Information provided:
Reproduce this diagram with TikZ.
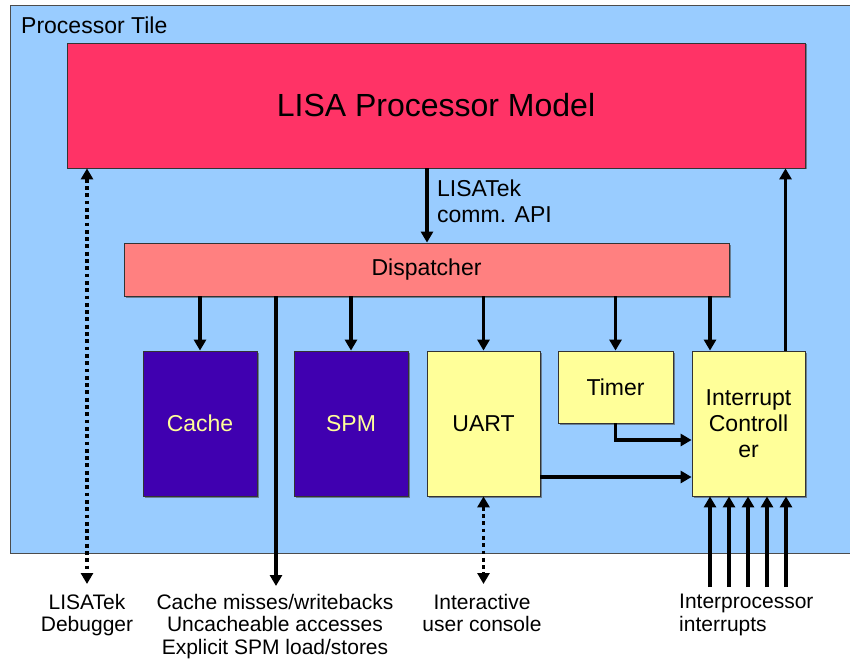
\documentclass[tikz,border=0pt]{standalone}
\usepackage{fontspec}
\setmainfont{Liberation Sans}
\usetikzlibrary{arrows.meta,shadows,calc}
\definecolor{tileblue}{HTML}{99CCFF}
\definecolor{lisared}{HTML}{FF3366}
\definecolor{disppink}{HTML}{FF8080}
\definecolor{memblue}{HTML}{4000B0}
\definecolor{periyel}{HTML}{FFFF99}

\tikzset{
  blk/.style={draw=black!80, line width=0.8pt, inner sep=0pt, align=center,
    drop shadow={shadow xshift=1.5pt, shadow yshift=-1.5pt, fill=black!70, opacity=.6},
    font=\fontsize{23}{26}\selectfont},
  arr/.style={line width=3.5pt, -{Triangle[width=12pt,length=11pt]}},
  dotarr/.style={line width=3.8pt, dash pattern=on 3.8pt off 3.5pt,
    {Triangle[width=12pt,length=11pt]}-{Triangle[width=12pt,length=11pt]}},
  lbl/.style={font=\fontsize{21}{22.5}\selectfont, align=center, inner sep=0pt},
}

\begin{document}
\begin{tikzpicture}[x=1pt,y=-1pt]
\useasboundingbox (0,0) rectangle (850,660);

% tile
\node[draw=black!70, line width=0.8pt, fill=tileblue, anchor=north west,
  minimum width=840pt, minimum height=548pt, inner sep=0pt] (tile) at (10,5) {};
\node[anchor=base west, inner sep=0pt, font=\fontsize{23}{26}\selectfont] (tiletxt) at (21,34) {Processor Tile};

% blocks
\node[blk, fill=lisared, minimum width=738pt, minimum height=125pt,
  font=\fontsize{32}{36}\selectfont] (lisa) at (436,105.5) {LISA Processor Model};
\node[blk, fill=disppink, minimum width=605pt, minimum height=53pt] (disp) at (426.5,269.5) {Dispatcher};

\node[blk, fill=memblue, text=periyel, minimum width=114pt, minimum height=145pt] (cache) at (200,423.5) {Cache};
\node[blk, fill=memblue, text=periyel, minimum width=114pt, minimum height=145pt] (spm) at (351,423.5) {SPM};
\node[blk, fill=periyel, minimum width=113pt, minimum height=145pt] (uart) at (483.5,423.5) {UART};
\node[blk, fill=periyel, minimum width=115pt, minimum height=72pt] (timer) at (615.5,387) {Timer};
\node[blk, fill=periyel, minimum width=113pt, minimum height=145pt] (intc) at (748.5,423.5) {Interrupt\\Controll\\er};

% lisa -> dispatcher
\coordinate (api) at (427,0);
\draw[arr] (lisa.south -| api) -- (disp.north -| api);
\node[anchor=west, align=left, inner sep=0pt, font=\fontsize{23}{26}\selectfont] (apitxt) at (437,201) {LISATek\\comm. API};

% dispatcher -> peripherals
\draw[arr] (disp.south -| cache.north) -- (cache.north);
\draw[arr] (disp.south -| spm.north) -- (spm.north);
\draw[arr] (disp.south -| uart.north) -- (uart.north);
\draw[arr] (disp.south -| timer.north) -- (timer.north);
\coordinate (icin) at (710,0);
\draw[arr] (disp.south -| icin) -- (intc.north -| icin);

% interrupt lines
\coordinate (tirq) at (0,440);
\coordinate (uirq) at (0,477);
\draw[arr] (timer.south) |- (intc.west |- tirq);
\draw[arr] (uart.east |- uirq) -- (intc.west |- uirq);
\coordinate (irqup) at (785.5,0);
\draw[arr] (intc.north -| irqup) -- (lisa.south -| irqup);

% outside connections
\coordinate (dbg) at (87,584);
\draw[dotarr] (lisa.south -| dbg) -- (dbg);
\coordinate (miss) at (276,586);
\draw[arr] (disp.south -| miss) -- (miss);
\coordinate (con) at (483.5,584);
\draw[dotarr] (uart.south) -- (con);
\foreach \x [count=\i] in {710,729,748,767,786}{
  \coordinate (irq\i) at (\x,587);
  \draw[arr] (irq\i) -- (intc.south -| irq\i);
}

% labels
\node[lbl, anchor=north] (dbgtxt) at (87,594) {LISATek\\Debugger};
\node[lbl, anchor=north] (misstxt) at (275,594) {Cache misses/writebacks\\Uncacheable accesses\\Explicit SPM load/stores};
\node[lbl, anchor=north] (contxt) at (482,594) {Interactive\\user console};
\node[lbl, anchor=north west, align=left] (irqtxt) at (679,594) {Interprocessor\\interrupts};
\end{tikzpicture}
\end{document}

Stated exercise: Starting with the first line of the data above and ending with the line containing "(0,0) rectangle (850,660);", please restate every line exactly, leaving images out.

Written response:
Reproduce this diagram with TikZ.
\documentclass[tikz,border=0pt]{standalone}
\usepackage{fontspec}
\setmainfont{Liberation Sans}
\usetikzlibrary{arrows.meta,shadows,calc}
\definecolor{tileblue}{HTML}{99CCFF}
\definecolor{lisared}{HTML}{FF3366}
\definecolor{disppink}{HTML}{FF8080}
\definecolor{memblue}{HTML}{4000B0}
\definecolor{periyel}{HTML}{FFFF99}

\tikzset{
  blk/.style={draw=black!80, line width=0.8pt, inner sep=0pt, align=center,
    drop shadow={shadow xshift=1.5pt, shadow yshift=-1.5pt, fill=black!70, opacity=.6},
    font=\fontsize{23}{26}\selectfont},
  arr/.style={line width=3.5pt, -{Triangle[width=12pt,length=11pt]}},
  dotarr/.style={line width=3.8pt, dash pattern=on 3.8pt off 3.5pt,
    {Triangle[width=12pt,length=11pt]}-{Triangle[width=12pt,length=11pt]}},
  lbl/.style={font=\fontsize{21}{22.5}\selectfont, align=center, inner sep=0pt},
}

\begin{document}
\begin{tikzpicture}[x=1pt,y=-1pt]
\useasboundingbox (0,0) rectangle (850,660);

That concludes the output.